Consciousness and perception are the field of operation of magic, phenomena and illusions are its substance, but they are only a means to achieve goals. The attainment of siddhis or helpful means for their own sake is meaningless unless they are a vehicle for the soul to attain greatness, surpass its own condition, overcome inadequacies, and unite with supernatural essences. It is not a consciousness reduced to psychological effects on one's mind, or a training in neurodivergence, but it interacts with one's modalities, tastes, possibilities and realities. It influences the soul, the mind and the hearts, inspiring ideas and working from behind to foster visions of wonder in people.

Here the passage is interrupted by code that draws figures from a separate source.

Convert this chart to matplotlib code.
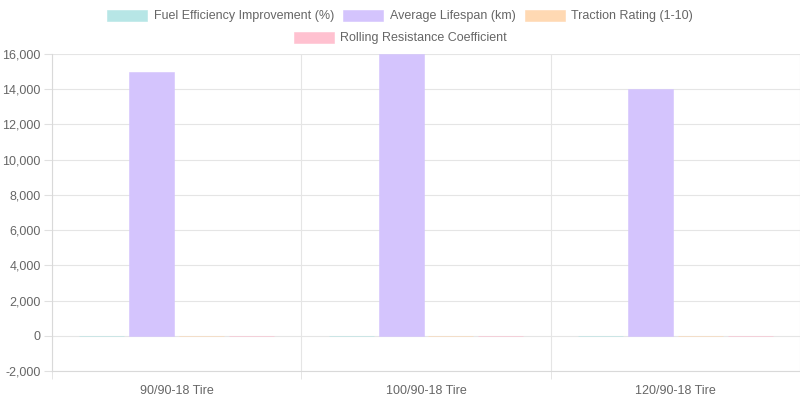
import matplotlib.pyplot as plt
import numpy as np

plt.rcParams["font.family"] = ["Liberation Sans", "DejaVu Sans"]

categories = ["90/90-18 Tire", "100/90-18 Tire", "120/90-18 Tire"]
series_names = ["Fuel Efficiency Improvement (%)", "Average Lifespan (km)",
                "Traction Rating (1-10)", "Rolling Resistance Coefficient"]
fuel_eff = [5, 7, 10]
lifespan = [15000, 16000, 14000]
traction = [8, 9, 7]
rolling = [0.012, 0.011, 0.010]

fills = ["#b7e6e6", "#d4c4fd", "#ffd9b3", "#ffc1d0"]

fig = plt.figure(figsize=(8, 4), dpi=100)
ax = fig.add_axes([0.065, 0.0725, 0.935, 0.7925])

xs = np.arange(len(categories))
slot = 0.8 / 4
W = slot * 0.9
handles = []
for i, vals in enumerate([fuel_eff, lifespan, traction, rolling]):
    b = ax.bar(xs - 0.4 + slot * (i + 0.5), vals, W, color=fills[i],
               edgecolor=fills[i], linewidth=0.4, label=series_names[i], zorder=2)
    handles.append(b)

ax.set_xlim(-0.5, len(categories) - 0.5)
ax.set_ylim(-2000, 16000)
ax.set_yticks(np.arange(-2000, 16001, 2000))
ax.set_yticklabels([f"{v:,}" for v in range(-2000, 16001, 2000)])
ax.set_xticks(xs)
ax.set_xticklabels(categories)
ax.set_xticks(np.arange(-0.5, len(categories)), minor=True)

ax.tick_params(axis="x", which="major", length=0, pad=10, labelsize=9, labelcolor="#666666")
ax.tick_params(axis="x", which="minor", length=6, color="#e0e0e0")
ax.tick_params(axis="y", length=6, color="#e0e0e0", pad=2, labelsize=9, labelcolor="#666666")
ax.grid(axis="y", color="#e5e5e5", linewidth=0.8, zorder=0)
ax.grid(axis="x", which="minor", color="#e5e5e5", linewidth=0.8, zorder=0)
ax.set_axisbelow(True)
for s in ["top", "right"]:
    ax.spines[s].set_visible(False)
for s in ["left", "bottom"]:
    ax.spines[s].set_color("#d9d9d9")
    ax.spines[s].set_linewidth(0.8)

leg_kw = dict(frameon=False, fontsize=9, handlelength=3.2, handleheight=1.0,
              handletextpad=0.5, columnspacing=0.75, labelcolor="#666666")
fig.legend(handles=handles[:3], loc="center", bbox_to_anchor=(0.5, 1 - 16 / 400),
           ncol=3, **leg_kw)
fig.legend(handles=handles[3:], loc="center", bbox_to_anchor=(0.5, 1 - 38 / 400),
           ncol=1, **leg_kw)

fig.savefig("out.png", dpi=100)
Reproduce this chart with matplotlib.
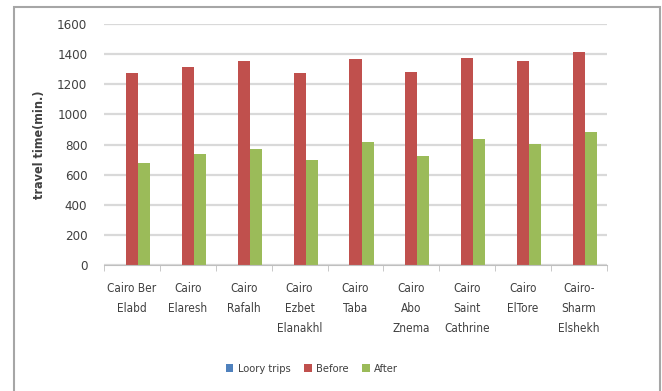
import numpy as np
import matplotlib.pyplot as plt
from matplotlib.patches import Rectangle

plt.rcParams['font.family'] = ['DejaVu Sans']
plt.rcParams['font.stretch'] = 'condensed'

# Tiempos de viaje por ruta (minutos)
rutas = ['Cairo Ber\nElabd', 'Cairo\nElaresh', 'Cairo\nRafalh', 'Cairo\nEzbet\nElanakhl',
         'Cairo\nTaba', 'Cairo\nAbo\nZnema', 'Cairo\nSaint\nCathrine', 'Cairo\nElTore',
         'Cairo-\nSharm\nElshekh']
loory_trips = [0, 0, 0, 0, 0, 0, 0, 0, 0]
before = [1278, 1315, 1355, 1272, 1366, 1281, 1377, 1355, 1412]
after = [675, 739, 772, 697, 818, 722, 838, 805, 883]

fig = plt.figure(figsize=(6.62, 3.91), dpi=100)
ax = fig.add_axes([104 / 662, 1 - 265 / 391, (607 - 104) / 662, (265 - 24) / 391])

x = np.arange(len(rutas))
w = 0.215
ax.bar(x - w, loory_trips, w, color='#4F81BD', label='Loory trips')
ax.bar(x, before, w, color='#C0504D', label='Before')
ax.bar(x + w, after, w, color='#9BBB59', label='After')

ax.set_xlim(-0.5, len(rutas) - 0.5)
ax.set_ylim(0, 1600)
ax.set_yticks(range(0, 1601, 200))
ax.yaxis.grid(True, color='#D9D9D9', linewidth=1.6)
ax.set_axisbelow(True)
for s in ['top', 'right', 'left']:
    ax.spines[s].set_visible(False)
ax.spines['bottom'].set_color('#BFBFBF')

# etiquetas de categoria centradas, marcas en los limites
ax.set_xticks(x)
ax.set_xticklabels(rutas, fontsize=8.5, color='#404040', linespacing=1.72)
ax.tick_params(axis='x', length=0, pad=12)
ax.set_xticks(np.arange(len(rutas) + 1) - 0.5, minor=True)
ax.tick_params(axis='x', which='minor', length=4, color='#BFBFBF')
ax.tick_params(axis='y', length=0, labelsize=9.5, labelcolor='#404040', pad=12)
ax.set_ylabel('travel time(min.)', fontsize=9, color='#404040', fontweight='bold', labelpad=8)

fig.legend(loc='center', bbox_to_anchor=(312 / 662, 1 - 369 / 391), ncol=3, frameon=False,
           fontsize=8, handlelength=0.7, handleheight=0.7, handletextpad=0.4,
           columnspacing=1.2, labelcolor='#404040')

# marco exterior
fig.patches.append(Rectangle((14 / 662, -0.05), (660 - 14) / 662, 1 - 7 / 391 + 0.05,
                             transform=fig.transFigure, fill=False,
                             edgecolor='#A6A6A6', linewidth=1.5))

fig.savefig('out.png', dpi=100)
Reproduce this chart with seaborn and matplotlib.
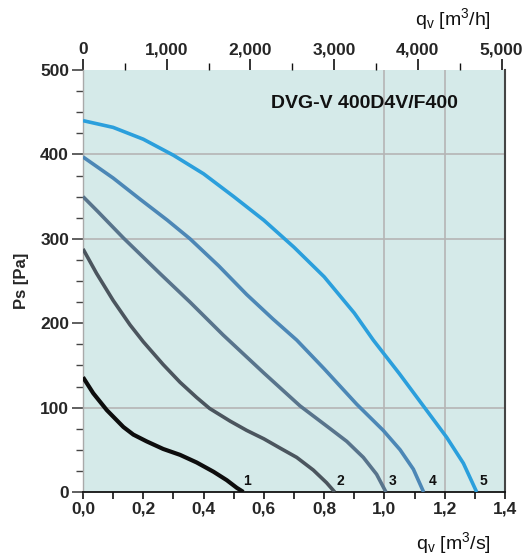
import numpy as np
import pandas as pd
import matplotlib
matplotlib.use("Agg")
import matplotlib.pyplot as plt
import seaborn as sns
from matplotlib.ticker import MultipleLocator, FixedLocator, FuncFormatter

# ---- data ----
q1 = [0.0, 0.034, 0.079, 0.134, 0.167, 0.211, 0.266, 0.322, 0.377, 0.433, 0.477, 0.51, 0.532]
p1 = [136, 117, 97, 77, 68, 60, 51, 44, 35, 24, 14, 5, 0]

q2 = [0.0, 0.045, 0.10, 0.156, 0.20, 0.266, 0.322, 0.377, 0.42, 0.488, 0.543, 0.60, 0.654, 0.709, 0.764, 0.808, 0.835]
p2 = [288, 259, 227, 198, 178, 151, 130, 112, 99, 84, 73, 63, 52, 41, 26, 11, 0]

q3 = [0.0, 0.05, 0.134, 0.255, 0.355, 0.465, 0.51, 0.60, 0.72, 0.82, 0.875, 0.93, 0.974, 1.005]
p3 = [350, 332, 301, 259, 225, 186, 171, 141, 102, 75, 60, 41, 21, 0]

q4 = [0.0, 0.10, 0.189, 0.28, 0.355, 0.45, 0.543, 0.63, 0.709, 0.80, 0.908, 0.996, 1.052, 1.096, 1.13]
p4 = [397, 372, 347, 322, 300, 268, 234, 205, 180, 146, 104, 73, 50, 27, 0]

q5 = [0.0, 0.10, 0.20, 0.30, 0.40, 0.50, 0.60, 0.70, 0.80, 0.90, 0.963, 1.05, 1.129, 1.206, 1.262, 1.306]
p5 = [440, 432, 418, 399, 377, 350, 322, 290, 255, 212, 180, 140, 102, 65, 34, 0]

curve_names = ["1", "2", "3", "4", "5"]
label_x = [0.545, 0.855, 1.027, 1.160, 1.330]
label_y = [13, 13, 13, 13, 13]

x_ticks = [0.0, 0.2, 0.4, 0.6, 0.8, 1.0, 1.2, 1.4]
y_ticks = [0, 100, 200, 300, 400, 500]
top_ticks = [0, 1000, 2000, 3000, 4000, 5000]
grid_x = [1.0, 1.2]
grid_y = [100, 300, 400]
title = "DVG-V 400D4V/F400"

# ---- build long-form table ----
frames = []
for name, q, p in zip(curve_names, [q1, q2, q3, q4, q5], [p1, p2, p3, p4, p5]):
    frames.append(pd.DataFrame({"q": q, "p": p, "curve": name}))
df = pd.concat(frames, ignore_index=True)

colors = {"1": "#0d0d0d", "2": "#4b555e", "3": "#58748c", "4": "#4c87b6", "5": "#2b9fdc"}
widths = {"1": 3.0, "2": 2.6, "3": 2.6, "4": 2.6, "5": 2.6}

sns.set_style("white")
plt.rcParams["font.family"] = ["Liberation Sans", "DejaVu Sans"]
plt.rcParams["mathtext.fontset"] = "custom"
plt.rcParams["mathtext.rm"] = "Liberation Sans"
plt.rcParams["mathtext.it"] = "Liberation Sans:italic"
plt.rcParams["axes.grid"] = False

fig = plt.figure(figsize=(5.28, 5.58), dpi=100)
ax = fig.add_axes([83 / 528, 66 / 558, 422 / 528, 422 / 558])
ax.set_facecolor("#d5eae9")

ax.set_xlim(0, 1.4)
ax.set_ylim(0, 500)

for name in curve_names:
    sub = df[df["curve"] == name]
    sns.lineplot(data=sub, x="q", y="p", ax=ax, color=colors[name],
                 lw=widths[name], legend=False, zorder=3, sort=False,
                 solid_joinstyle="round", solid_capstyle="butt")
ax.grid(False)

# grid lines (only some, as in the reference)
ax.vlines(grid_x, 0, 500, color="#b5b5b5", lw=1.2, zorder=1)
ax.hlines(grid_y, 0, 1.4, color="#b5b5b5", lw=1.2, zorder=1)

for name, lx, ly in zip(curve_names, label_x, label_y):
    ax.text(lx, ly, name, fontsize=10, fontweight="bold", ha="center",
            va="center", color="#111111", zorder=4)

ax.text(0.668, 0.92, title, transform=ax.transAxes, fontsize=14,
        fontweight="bold", ha="center", va="center", color="#111111")

# spines
ax.spines["left"].set_color("#a9a9a9")
ax.spines["left"].set_linewidth(1.0)
ax.spines["top"].set_visible(False)
ax.spines["bottom"].set_color("#111111")
ax.spines["bottom"].set_linewidth(1.3)
ax.spines["right"].set_color("#444444")
ax.spines["right"].set_linewidth(1.5)

# bottom ticks
ax.xaxis.set_major_locator(FixedLocator(x_ticks))
ax.xaxis.set_minor_locator(MultipleLocator(0.1))
ax.set_xticklabels([f"{v:.1f}".replace(".", ",") for v in x_ticks])
ax.tick_params(axis="x", which="both", direction="out", bottom=True, top=False,
               length=5, width=1.2, color="#111111", labelsize=12.5, pad=2)
# left ticks
ax.yaxis.set_major_locator(FixedLocator(y_ticks))
ax.yaxis.set_minor_locator(MultipleLocator(25))
ax.tick_params(axis="y", which="major", direction="out", left=True, length=8,
               width=1.2, color="#444444", labelsize=12.5, pad=2)
ax.tick_params(axis="y", which="minor", direction="out", left=True, length=5,
               width=1.0, color="#444444")
for lab in ax.get_xticklabels() + ax.get_yticklabels():
    lab.set_fontweight("bold")

ax.set_xlabel("")
ax.set_ylabel("Ps [Pa]", fontsize=12, fontweight="bold", labelpad=8)

# top axis in m3/h
sec = ax.secondary_xaxis("top", functions=(lambda x: x * 3600.0, lambda x: x / 3600.0))
sec.xaxis.set_major_locator(FixedLocator(top_ticks))
sec.xaxis.set_minor_locator(MultipleLocator(500))
sec.xaxis.set_major_formatter(FuncFormatter(lambda v, p: f"{int(round(v)):,}"))
sec.tick_params(axis="x", which="major", direction="out", length=8, width=1.2,
                color="#111111", labelsize=12.5, pad=1)
sec.tick_params(axis="x", which="minor", direction="out", length=5, width=1.0,
                color="#111111")
sec.spines["top"].set_visible(False)
sec.grid(False)
for lab in sec.get_xticklabels():
    lab.set_fontweight("bold")

for gl in ax.get_xgridlines() + ax.get_ygridlines():
    gl.set_visible(False)

fig.text(453 / 528, 1 - 19 / 558, r"q$_\mathrm{v}$ [m$^3$/h]", fontsize=14,
         ha="center", va="center", color="#111111")
fig.text(453 / 528, 1 - 543 / 558, r"q$_\mathrm{v}$ [m$^3$/s]", fontsize=14,
         ha="center", va="center", color="#111111")

fig.savefig("out.png", dpi=100)
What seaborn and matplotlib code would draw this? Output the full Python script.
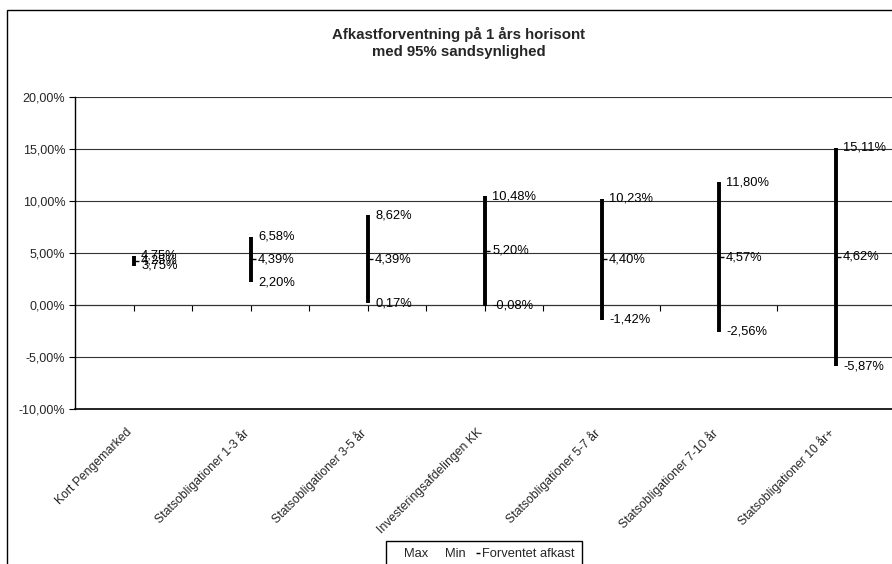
import pandas as pd
import seaborn as sns
import matplotlib.pyplot as plt
from matplotlib.lines import Line2D
from matplotlib.patches import Rectangle
from matplotlib.ticker import FuncFormatter, MultipleLocator
from matplotlib.transforms import ScaledTranslation
import numpy as np

# data (percent)
kategorier = [
    "Kort Pengemarked",
    "Statsobligationer 1-3 år",
    "Statsobligationer 3-5 år",
    "Investeringsafdelingen KK",
    "Statsobligationer 5-7 år",
    "Statsobligationer 7-10 år",
    "Statsobligationer 10 år+",
]
max_afkast = [4.75, 6.58, 8.62, 10.48, 10.23, 11.80, 15.11]
min_afkast = [3.75, 2.20, 0.17, -0.08, -1.42, -2.56, -5.87]
forventet_afkast = [4.25, 4.39, 4.39, 5.20, 4.40, 4.57, 4.62]


def pct(v):
    return f"{v:.2f}%".replace(".", ",")


# long table: min / forventet / max per category
rows = []
for k, lo, mid, hi in zip(kategorier, min_afkast, forventet_afkast, max_afkast):
    rows += [(k, "Min", lo), (k, "Forventet afkast", mid), (k, "Max", hi)]
df = pd.DataFrame(rows, columns=["kategori", "serie", "afkast"])

sns.set_style("white")
plt.rcParams["font.family"] = ["Liberation Sans", "DejaVu Sans"]

fig = plt.figure(figsize=(8.92, 5.64), dpi=100)
ax = fig.add_axes([75 / 892, 1 - 409 / 564, 819 / 892, 312 / 564])

# high-low bars with the expected value as a tick to the right (median of min/mid/max)
sns.pointplot(
    data=df, x="kategori", y="afkast", order=kategorier,
    estimator="median", errorbar=lambda v: (v.min(), v.max()),
    linestyle="none", marker=1, markersize=3.5, markeredgewidth=1,
    color="black", err_kws={"linewidth": 2.8, "solid_capstyle": "butt"},
    capsize=0, ax=ax, zorder=3,
)

ax.set_ylim(-10, 20)
ax.set_xlim(-0.5, len(kategorier) - 0.5)
ax.yaxis.set_major_locator(MultipleLocator(5))
ax.yaxis.set_major_formatter(FuncFormatter(lambda y, _: pct(y)))
ax.grid(axis="y", color="#333333", linewidth=0.8)
ax.set_axisbelow(True)
ax.set_xlabel("")
ax.set_ylabel("")

for s in ["top", "right"]:
    ax.spines[s].set_visible(False)
ax.spines["left"].set_color("black")
ax.spines["bottom"].set_color("black")
ax.spines["left"].set_linewidth(1)
ax.spines["bottom"].set_linewidth(1.2)

ax.tick_params(axis="y", left=True, length=4, width=0.8, color="black",
               labelsize=9, pad=3)
ax.tick_params(axis="x", bottom=False, length=0, pad=6)
ax.set_xticks(range(len(kategorier)))
ax.set_xticklabels(kategorier, rotation=45, ha="right", va="top",
                   rotation_mode="anchor", fontsize=8.8)
shift = ScaledTranslation(-0.08, -0.09, fig.dpi_scale_trans)
for lab in ax.get_xticklabels():
    lab.set_transform(lab.get_transform() + shift)

# category axis crossing at 0 %
sec = ax.secondary_xaxis(10 / 30)
sec.set_xticks(np.arange(0, len(kategorier) - 0.4, 0.5))
sec.set_xticklabels([])
sec.tick_params(direction="out", length=4, width=0.8, color="black")
sec.spines["bottom"].set_color("black")
sec.spines["bottom"].set_linewidth(0.8)

# value labels
for i, (lo, mid, hi) in enumerate(zip(min_afkast, forventet_afkast, max_afkast)):
    for v in (hi, mid, lo):
        ax.annotate(pct(v), (i, v), xytext=(5.5, 0), textcoords="offset points",
                    ha="left", va="center", fontsize=9.3, color="black")

fig.text(459 / 892, 1 - 43 / 564,
         "Afkastforventning på 1 års horisont\nmed 95% sandsynlighed",
         ha="center", va="center", fontsize=10.8, fontweight="bold",
         linespacing=1.2)

handles = [
    Line2D([], [], linestyle="none"),
    Line2D([], [], linestyle="none"),
    Line2D([], [], linestyle="none", marker=1, markersize=3, color="black",
           markeredgewidth=1),
]
fig.legend(handles, ["Max", "Min", "Forventet afkast"], loc="upper center",
           bbox_to_anchor=(484 / 892, 23 / 564), ncol=3, frameon=True,
           fancybox=False, edgecolor="black", fontsize=9.3,
           handlelength=0.6, handletextpad=0.2, columnspacing=0.5,
           borderpad=0.55, borderaxespad=0, framealpha=1)

# outer chart frame (cut off at right and bottom)
fig.add_artist(Rectangle((7 / 892, -0.2), 2, 0.2 + 1 - 10 / 564,
                         transform=fig.transFigure, fill=False,
                         edgecolor="black", linewidth=1, clip_on=False))

fig.savefig("out.png", dpi=100)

Magic is a wise art of perceiving the effects produced in the world of causality in such a way that we philtre out the true patterns of the workings of the magical process by excluding cognitive distortions, fallacies, deceptions, blinding illusions, charlatanry, self-deception, Excluding obscuration - this is a skill of critical thinking and discernment, both in the world and, most importantly, in our own selves, and the greatest deceivers are those who are in a fortress of illusions and delusions - like madmen.


What is a clear, precise, strategic and tactical insight into emergent co-dependent causality is also a commitment, a commitment to spinning one's own networks of causal patterns while preserving one's own perception, sense and reason, ideally detached from the sea of phenomena, passionate, striving for metaphysical objectivity, observing one's own mental processes, mastering perception and cognitive-emotional processes in great balance.